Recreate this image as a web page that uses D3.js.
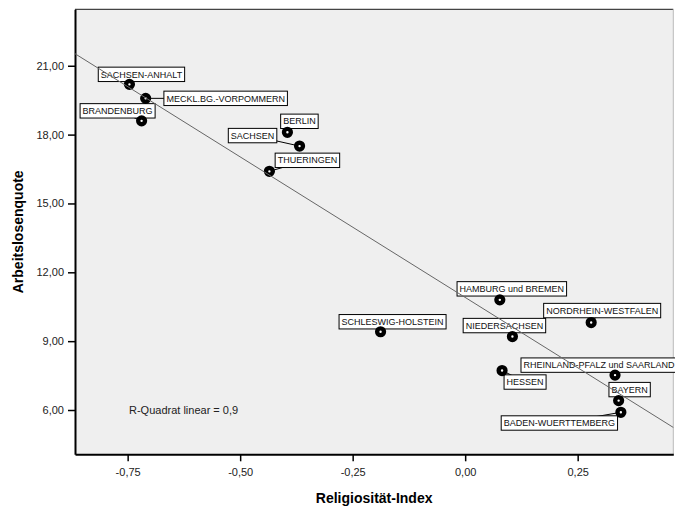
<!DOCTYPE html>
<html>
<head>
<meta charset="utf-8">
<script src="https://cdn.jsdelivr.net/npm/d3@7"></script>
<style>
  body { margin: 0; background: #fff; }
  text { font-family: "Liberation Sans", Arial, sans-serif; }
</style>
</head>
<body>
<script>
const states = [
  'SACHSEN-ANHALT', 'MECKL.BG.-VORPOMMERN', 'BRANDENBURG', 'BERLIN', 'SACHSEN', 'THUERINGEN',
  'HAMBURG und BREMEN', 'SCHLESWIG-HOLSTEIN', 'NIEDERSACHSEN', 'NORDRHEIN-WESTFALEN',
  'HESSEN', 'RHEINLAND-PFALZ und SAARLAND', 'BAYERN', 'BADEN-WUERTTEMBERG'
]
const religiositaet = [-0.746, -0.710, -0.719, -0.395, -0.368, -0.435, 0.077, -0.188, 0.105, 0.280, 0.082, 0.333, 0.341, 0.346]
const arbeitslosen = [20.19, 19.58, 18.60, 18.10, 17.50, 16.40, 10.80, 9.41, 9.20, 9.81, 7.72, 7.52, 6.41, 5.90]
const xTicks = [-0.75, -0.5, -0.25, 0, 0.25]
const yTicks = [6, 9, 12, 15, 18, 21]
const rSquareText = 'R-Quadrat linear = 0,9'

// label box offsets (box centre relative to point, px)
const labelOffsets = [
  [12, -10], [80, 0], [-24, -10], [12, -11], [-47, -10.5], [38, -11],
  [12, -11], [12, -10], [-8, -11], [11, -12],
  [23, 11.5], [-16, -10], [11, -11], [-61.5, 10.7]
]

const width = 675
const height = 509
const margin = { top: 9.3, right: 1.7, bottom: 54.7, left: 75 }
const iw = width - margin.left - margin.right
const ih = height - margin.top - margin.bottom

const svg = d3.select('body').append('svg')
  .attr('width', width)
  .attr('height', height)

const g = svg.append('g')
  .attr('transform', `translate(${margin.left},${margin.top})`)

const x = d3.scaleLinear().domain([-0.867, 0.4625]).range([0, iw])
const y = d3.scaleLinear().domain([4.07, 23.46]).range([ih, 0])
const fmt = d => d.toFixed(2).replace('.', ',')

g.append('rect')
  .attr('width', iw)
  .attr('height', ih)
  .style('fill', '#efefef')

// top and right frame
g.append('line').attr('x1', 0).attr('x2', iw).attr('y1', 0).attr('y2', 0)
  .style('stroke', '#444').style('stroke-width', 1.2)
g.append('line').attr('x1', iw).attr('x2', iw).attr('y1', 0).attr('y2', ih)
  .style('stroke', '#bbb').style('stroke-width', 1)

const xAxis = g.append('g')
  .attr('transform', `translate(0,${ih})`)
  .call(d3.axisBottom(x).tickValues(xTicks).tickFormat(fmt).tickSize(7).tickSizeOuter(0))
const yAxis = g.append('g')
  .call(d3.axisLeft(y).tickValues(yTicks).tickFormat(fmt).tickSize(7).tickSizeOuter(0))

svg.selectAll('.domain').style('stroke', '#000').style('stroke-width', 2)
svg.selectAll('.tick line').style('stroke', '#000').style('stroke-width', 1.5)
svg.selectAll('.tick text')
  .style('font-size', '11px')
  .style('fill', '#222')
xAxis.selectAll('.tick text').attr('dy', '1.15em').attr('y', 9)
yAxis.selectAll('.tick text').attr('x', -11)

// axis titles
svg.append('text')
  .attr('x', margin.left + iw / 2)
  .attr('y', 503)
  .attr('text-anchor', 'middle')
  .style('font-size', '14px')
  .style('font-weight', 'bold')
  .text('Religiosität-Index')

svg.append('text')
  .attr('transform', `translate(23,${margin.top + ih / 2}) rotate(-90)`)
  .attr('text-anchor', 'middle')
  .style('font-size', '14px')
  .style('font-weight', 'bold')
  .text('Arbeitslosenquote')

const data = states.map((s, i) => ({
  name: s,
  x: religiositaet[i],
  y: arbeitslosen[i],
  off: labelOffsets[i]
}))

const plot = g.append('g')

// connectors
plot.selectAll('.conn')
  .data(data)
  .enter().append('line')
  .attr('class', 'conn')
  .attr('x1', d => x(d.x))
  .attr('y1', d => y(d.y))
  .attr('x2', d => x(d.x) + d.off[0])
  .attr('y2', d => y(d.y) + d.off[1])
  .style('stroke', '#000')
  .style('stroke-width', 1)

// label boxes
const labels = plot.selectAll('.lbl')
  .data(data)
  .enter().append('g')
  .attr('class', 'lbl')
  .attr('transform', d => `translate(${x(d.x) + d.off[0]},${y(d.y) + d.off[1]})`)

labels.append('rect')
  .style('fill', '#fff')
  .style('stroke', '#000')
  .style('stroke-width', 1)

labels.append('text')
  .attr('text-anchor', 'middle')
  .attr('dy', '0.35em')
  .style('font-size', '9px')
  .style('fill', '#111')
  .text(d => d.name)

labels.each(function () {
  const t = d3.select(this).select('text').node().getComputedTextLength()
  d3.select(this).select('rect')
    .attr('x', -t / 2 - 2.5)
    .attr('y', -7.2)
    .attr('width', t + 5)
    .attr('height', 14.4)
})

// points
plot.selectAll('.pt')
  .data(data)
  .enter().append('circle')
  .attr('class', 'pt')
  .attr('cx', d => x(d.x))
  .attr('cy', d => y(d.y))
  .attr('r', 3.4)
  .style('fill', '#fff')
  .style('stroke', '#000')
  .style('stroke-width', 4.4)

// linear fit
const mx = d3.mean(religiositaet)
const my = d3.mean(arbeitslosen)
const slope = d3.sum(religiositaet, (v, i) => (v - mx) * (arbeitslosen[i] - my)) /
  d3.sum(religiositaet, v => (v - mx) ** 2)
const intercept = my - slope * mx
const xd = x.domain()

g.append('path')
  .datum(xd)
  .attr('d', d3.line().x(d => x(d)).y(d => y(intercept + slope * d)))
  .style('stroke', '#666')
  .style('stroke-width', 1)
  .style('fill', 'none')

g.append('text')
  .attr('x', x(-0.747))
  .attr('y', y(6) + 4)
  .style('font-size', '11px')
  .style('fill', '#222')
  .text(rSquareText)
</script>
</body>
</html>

+ + + +

**Exercise objective:**
Write out the data precisely as given, excluding the pictures.

**Solved problem:**
Recreate this image as a web page that uses D3.js.
<!DOCTYPE html>
<html>
<head>
<meta charset="utf-8">
<script src="https://cdn.jsdelivr.net/npm/d3@7"></script>
<style>
  body { margin: 0; background: #fff; }
  text { font-family: "Liberation Sans", Arial, sans-serif; }
</style>
</head>
<body>
<script>
const states = [
  'SACHSEN-ANHALT', 'MECKL.BG.-VORPOMMERN', 'BRANDENBURG', 'BERLIN', 'SACHSEN', 'THUERINGEN',
  'HAMBURG und BREMEN', 'SCHLESWIG-HOLSTEIN', 'NIEDERSACHSEN', 'NORDRHEIN-WESTFALEN',
  'HESSEN', 'RHEINLAND-PFALZ und SAARLAND', 'BAYERN', 'BADEN-WUERTTEMBERG'
]
const religiositaet = [-0.746, -0.710, -0.719, -0.395, -0.368, -0.435, 0.077, -0.188, 0.105, 0.280, 0.082, 0.333, 0.341, 0.346]
const arbeitslosen = [20.19, 19.58, 18.60, 18.10, 17.50, 16.40, 10.80, 9.41, 9.20, 9.81, 7.72, 7.52, 6.41, 5.90]
const xTicks = [-0.75, -0.5, -0.25, 0, 0.25]
const yTicks = [6, 9, 12, 15, 18, 21]
const rSquareText = 'R-Quadrat linear = 0,9'

// label box offsets (box centre relative to point, px)
const labelOffsets = [
  [12, -10], [80, 0], [-24, -10], [12, -11], [-47, -10.5], [38, -11],
  [12, -11], [12, -10], [-8, -11], [11, -12],
  [23, 11.5], [-16, -10], [11, -11], [-61.5, 10.7]
]

const width = 675
const height = 509
const margin = { top: 9.3, right: 1.7, bottom: 54.7, left: 75 }
const iw = width - margin.left - margin.right
const ih = height - margin.top - margin.bottom

const svg = d3.select('body').append('svg')
  .attr('width', width)
  .attr('height', height)

const g = svg.append('g')
  .attr('transform', `translate(${margin.left},${margin.top})`)

const x = d3.scaleLinear().domain([-0.867, 0.4625]).range([0, iw])
const y = d3.scaleLinear().domain([4.07, 23.46]).range([ih, 0])
const fmt = d => d.toFixed(2).replace('.', ',')

g.append('rect')
  .attr('width', iw)
  .attr('height', ih)
  .style('fill', '#efefef')

// top and right frame
g.append('line').attr('x1', 0).attr('x2', iw).attr('y1', 0).attr('y2', 0)
  .style('stroke', '#444').style('stroke-width', 1.2)
g.append('line').attr('x1', iw).attr('x2', iw).attr('y1', 0).attr('y2', ih)
  .style('stroke', '#bbb').style('stroke-width', 1)

const xAxis = g.append('g')
  .attr('transform', `translate(0,${ih})`)
  .call(d3.axisBottom(x).tickValues(xTicks).tickFormat(fmt).tickSize(7).tickSizeOuter(0))
const yAxis = g.append('g')
  .call(d3.axisLeft(y).tickValues(yTicks).tickFormat(fmt).tickSize(7).tickSizeOuter(0))

svg.selectAll('.domain').style('stroke', '#000').style('stroke-width', 2)
svg.selectAll('.tick line').style('stroke', '#000').style('stroke-width', 1.5)
svg.selectAll('.tick text')
  .style('font-size', '11px')
  .style('fill', '#222')
xAxis.selectAll('.tick text').attr('dy', '1.15em').attr('y', 9)
yAxis.selectAll('.tick text').attr('x', -11)

// axis titles
svg.append('text')
  .attr('x', margin.left + iw / 2)
  .attr('y', 503)
  .attr('text-anchor', 'middle')
  .style('font-size', '14px')
  .style('font-weight', 'bold')
  .text('Religiosität-Index')

svg.append('text')
  .attr('transform', `translate(23,${margin.top + ih / 2}) rotate(-90)`)
  .attr('text-anchor', 'middle')
  .style('font-size', '14px')
  .style('font-weight', 'bold')
  .text('Arbeitslosenquote')

const data = states.map((s, i) => ({
  name: s,
  x: religiositaet[i],
  y: arbeitslosen[i],
  off: labelOffsets[i]
}))

const plot = g.append('g')

// connectors
plot.selectAll('.conn')
  .data(data)
  .enter().append('line')
  .attr('class', 'conn')
  .attr('x1', d => x(d.x))
  .attr('y1', d => y(d.y))
  .attr('x2', d => x(d.x) + d.off[0])
  .attr('y2', d => y(d.y) + d.off[1])
  .style('stroke', '#000')
  .style('stroke-width', 1)

// label boxes
const labels = plot.selectAll('.lbl')
  .data(data)
  .enter().append('g')
  .attr('class', 'lbl')
  .attr('transform', d => `translate(${x(d.x) + d.off[0]},${y(d.y) + d.off[1]})`)

labels.append('rect')
  .style('fill', '#fff')
  .style('stroke', '#000')
  .style('stroke-width', 1)

labels.append('text')
  .attr('text-anchor', 'middle')
  .attr('dy', '0.35em')
  .style('font-size', '9px')
  .style('fill', '#111')
  .text(d => d.name)

labels.each(function () {
  const t = d3.select(this).select('text').node().getComputedTextLength()
  d3.select(this).select('rect')
    .attr('x', -t / 2 - 2.5)
    .attr('y', -7.2)
    .attr('width', t + 5)
    .attr('height', 14.4)
})

// points
plot.selectAll('.pt')
  .data(data)
  .enter().append('circle')
  .attr('class', 'pt')
  .attr('cx', d => x(d.x))
  .attr('cy', d => y(d.y))
  .attr('r', 3.4)
  .style('fill', '#fff')
  .style('stroke', '#000')
  .style('stroke-width', 4.4)

// linear fit
const mx = d3.mean(religiositaet)
const my = d3.mean(arbeitslosen)
const slope = d3.sum(religiositaet, (v, i) => (v - mx) * (arbeitslosen[i] - my)) /
  d3.sum(religiositaet, v => (v - mx) ** 2)
const intercept = my - slope * mx
const xd = x.domain()

g.append('path')
  .datum(xd)
  .attr('d', d3.line().x(d => x(d)).y(d => y(intercept + slope * d)))
  .style('stroke', '#666')
  .style('stroke-width', 1)
  .style('fill', 'none')

g.append('text')
  .attr('x', x(-0.747))
  .attr('y', y(6) + 4)
  .style('font-size', '11px')
  .style('fill', '#222')
  .text(rSquareText)
</script>
</body>
</html>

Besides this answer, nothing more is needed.